Exercise description: Up to and including the line with "1800,1820,1840,1860,1880,1900,1920,1940,1960,1980,2000];", write out the listing from its first line, minus the pictures.

=== Stored data ===

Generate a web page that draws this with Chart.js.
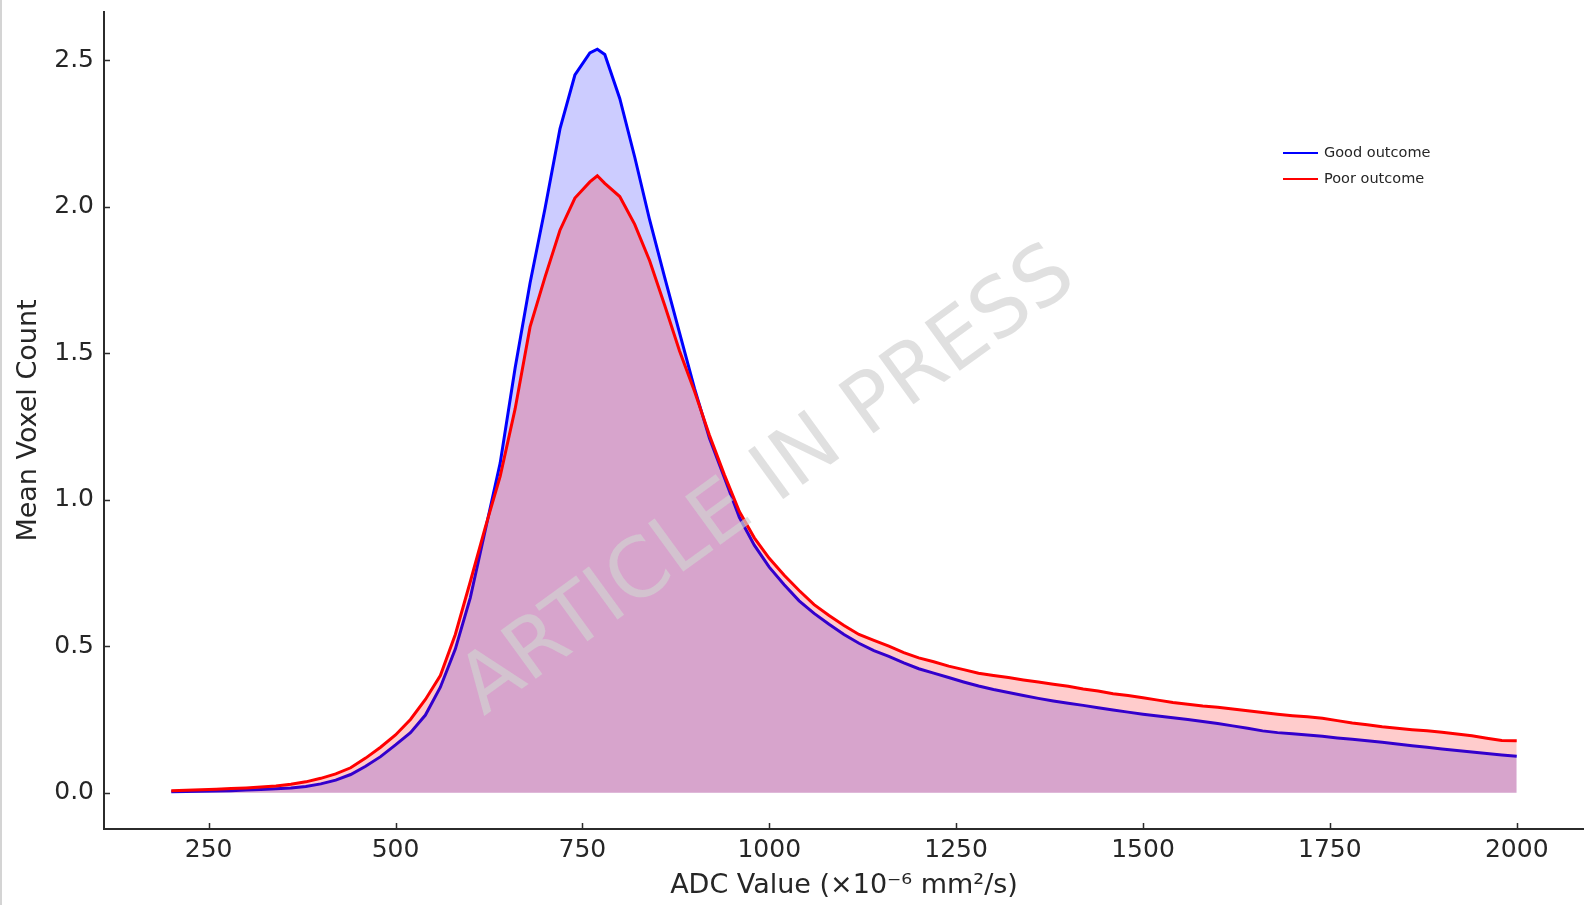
<!DOCTYPE html>
<html>
<head>
<meta charset="utf-8">
<script src="https://cdn.jsdelivr.net/npm/chart.js@4.4.1/dist/chart.umd.min.js"></script>
<style>
  html, body { margin: 0; padding: 0; background: #ffffff; }
  #wrap { position: relative; width: 1584px; height: 905px; overflow: hidden; }
  #edge { position: absolute; left: 0; top: 0; width: 2px; height: 905px; background: #d4d4d4; }
</style>
</head>
<body>
<div id="wrap">
  <canvas id="c" width="1584" height="905"></canvas>
  <div id="edge"></div>
</div>
<script>
// ---- data ----
const adcValues = [200,220,240,260,280,300,320,340,360,380,400,420,440,460,480,500,520,540,560,580,
  600,620,640,660,680,700,720,740,760,770,780,800,820,840,860,880,900,920,940,960,980,
  1000,1020,1040,1060,1080,1100,1120,1140,1160,1180,1200,1220,1240,1260,1280,1300,1320,1340,1360,1380,
  1400,1420,1440,1460,1480,1500,1520,1540,1560,1580,1600,1620,1640,1660,1680,1700,1720,1740,1760,1780,
  1800,1820,1840,1860,1880,1900,1920,1940,1960,1980,2000];

const goodOutcome = [0.003,0.004,0.005,0.006,0.007,0.009,0.011,0.013,0.016,0.021,0.030,0.043,0.062,0.090,0.123,0.163,0.205,0.265,0.360,0.490,
  0.665,0.895,1.125,1.450,1.740,1.994,2.266,2.450,2.525,2.538,2.520,2.370,2.170,1.955,1.760,1.570,1.380,1.210,1.075,0.940,0.845,
  0.770,0.710,0.655,0.612,0.575,0.540,0.510,0.485,0.465,0.443,0.423,0.408,0.393,0.378,0.364,0.352,0.342,0.332,0.322,0.313,
  0.305,0.298,0.290,0.282,0.275,0.268,0.262,0.256,0.250,0.243,0.236,0.228,0.220,0.211,0.205,0.201,0.197,0.193,0.187,0.182,
  0.177,0.172,0.166,0.160,0.155,0.149,0.144,0.139,0.134,0.129,0.124];

const poorOutcome = [0.007,0.008,0.010,0.012,0.014,0.016,0.019,0.023,0.029,0.037,0.049,0.064,0.085,0.118,0.155,0.197,0.250,0.318,0.400,0.540,
  0.720,0.905,1.080,1.310,1.590,1.760,1.920,2.030,2.085,2.106,2.080,2.035,1.940,1.816,1.665,1.508,1.370,1.220,1.085,0.960,0.870,
  0.800,0.742,0.690,0.642,0.605,0.571,0.540,0.520,0.500,0.478,0.460,0.447,0.432,0.420,0.408,0.400,0.393,0.385,0.378,0.370,
  0.363,0.354,0.347,0.338,0.332,0.324,0.316,0.308,0.302,0.296,0.292,0.286,0.280,0.274,0.268,0.263,0.259,0.254,0.246,0.238,
  0.232,0.225,0.220,0.215,0.211,0.206,0.200,0.194,0.186,0.178,0.177];

const xTicks = [250,500,750,1000,1250,1500,1750,2000];
const yTicks = [0.0,0.5,1.0,1.5,2.0,2.5];
const seriesLabels = ['Good outcome','Poor outcome'];
const xTitle = 'ADC Value (×10⁻⁶ mm²/s)';
const yTitle = 'Mean Voxel Count';
const watermarkText = 'ARTICLE IN PRESS';

const toPoints = (ys) => adcValues.map((x, i) => ({x: x, y: ys[i]}));
const axisColor = '#2b2b2b';
const textColor = '#262626';
const FONT = '"DejaVu Sans", sans-serif';

const inwardTicks = {
  id: 'inwardTicks',
  afterDraw(chart) {
    const ctx = chart.ctx, xs = chart.scales.x, ys = chart.scales.y, a = chart.chartArea;
    ctx.save();
    ctx.strokeStyle = axisColor;
    ctx.lineWidth = 1.5;
    ctx.beginPath();
    xTicks.forEach(v => { const p = Math.round(xs.getPixelForValue(v)) + 0.5; ctx.moveTo(p, a.bottom); ctx.lineTo(p, a.bottom - 6); });
    yTicks.forEach(v => { const p = Math.round(ys.getPixelForValue(v)) + 0.5; ctx.moveTo(a.left, p); ctx.lineTo(a.left + 6, p); });
    ctx.stroke();
    ctx.restore();
  }
};

const customLegend = {
  id: 'customLegend',
  afterDraw(chart) {
    const ctx = chart.ctx;
    ctx.save();
    const rows = [153, 179];
    chart.data.datasets.forEach((ds, i) => {
      const y = rows[i];
      ctx.strokeStyle = ds.borderColor;
      ctx.lineWidth = 2;
      ctx.beginPath(); ctx.moveTo(1283, y); ctx.lineTo(1318, y); ctx.stroke();
      ctx.fillStyle = textColor;
      ctx.font = '14.5px ' + FONT;
      ctx.textBaseline = 'middle';
      ctx.textAlign = 'left';
      ctx.fillText(ds.label, 1324, y);
    });
    ctx.restore();
  }
};

const watermark = {
  id: 'watermark',
  afterDraw(chart) {
    const ctx = chart.ctx;
    ctx.save();
    ctx.translate(769, 483);
    ctx.rotate(-36 * Math.PI / 180);
    ctx.font = '82px ' + FONT;
    ctx.fillStyle = 'rgba(210,210,210,0.68)';
    ctx.textAlign = 'center';
    ctx.textBaseline = 'middle';
    ctx.fillText(watermarkText, 0, 0);
    ctx.restore();
  }
};

new Chart(document.getElementById('c'), {
  type: 'line',
  data: {
    datasets: [
      { label: seriesLabels[0], data: toPoints(goodOutcome), borderColor: '#0000ff', backgroundColor: 'rgba(0,0,255,0.2)',
        fill: 'origin', borderWidth: 3, pointRadius: 0, tension: 0, order: 2 },
      { label: seriesLabels[1], data: toPoints(poorOutcome), borderColor: '#ff0000', backgroundColor: 'rgba(255,0,0,0.2)',
        fill: 'origin', borderWidth: 3, pointRadius: 0, tension: 0, order: 1 }
    ]
  },
  options: {
    responsive: false,
    animation: false,
    layout: { padding: { top: 12, left: 0, right: 0, bottom: 0 } },
    plugins: { legend: { display: false }, tooltip: { enabled: false } },
    scales: {
      x: {
        type: 'linear', min: 110, max: 2090,
        afterBuildTicks: (s) => { s.ticks = xTicks.map(v => ({value: v})); },
        afterFit: (s) => { s.height = 76; s.paddingLeft = 0; s.paddingRight = 0; },
        grid: { display: false },
        border: { display: true, color: axisColor, width: 2 },
        ticks: { color: textColor, padding: -2, font: { family: FONT, size: 25 },
                 callback: (v) => String(v), maxRotation: 0, autoSkip: false },
        title: { display: true, text: xTitle, color: textColor, padding: { top: 0, bottom: 3 },
                 font: { family: FONT, size: 27 } }
      },
      y: {
        type: 'linear', min: -0.124, max: 2.665,
        afterBuildTicks: (s) => { s.ticks = yTicks.map(v => ({value: v})); },
        afterFit: (s) => { s.width = 104; s.paddingTop = 0; s.paddingBottom = 0; },
        grid: { display: false },
        border: { display: true, color: axisColor, width: 2 },
        ticks: { color: textColor, padding: 2, font: { family: FONT, size: 25 },
                 callback: (v) => v.toFixed(1), autoSkip: false },
        title: { display: true, text: yTitle, color: textColor, padding: { top: 13, bottom: 0 },
                 font: { family: FONT, size: 27 } }
      }
    }
  },
  plugins: [inwardTicks, customLegend, watermark]
});
</script>
</body>
</html>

===

Answer to the problem:
Generate a web page that draws this with Chart.js.
<!DOCTYPE html>
<html>
<head>
<meta charset="utf-8">
<script src="https://cdn.jsdelivr.net/npm/chart.js@4.4.1/dist/chart.umd.min.js"></script>
<style>
  html, body { margin: 0; padding: 0; background: #ffffff; }
  #wrap { position: relative; width: 1584px; height: 905px; overflow: hidden; }
  #edge { position: absolute; left: 0; top: 0; width: 2px; height: 905px; background: #d4d4d4; }
</style>
</head>
<body>
<div id="wrap">
  <canvas id="c" width="1584" height="905"></canvas>
  <div id="edge"></div>
</div>
<script>
// ---- data ----
const adcValues = [200,220,240,260,280,300,320,340,360,380,400,420,440,460,480,500,520,540,560,580,
  600,620,640,660,680,700,720,740,760,770,780,800,820,840,860,880,900,920,940,960,980,
  1000,1020,1040,1060,1080,1100,1120,1140,1160,1180,1200,1220,1240,1260,1280,1300,1320,1340,1360,1380,
  1400,1420,1440,1460,1480,1500,1520,1540,1560,1580,1600,1620,1640,1660,1680,1700,1720,1740,1760,1780,
  1800,1820,1840,1860,1880,1900,1920,1940,1960,1980,2000];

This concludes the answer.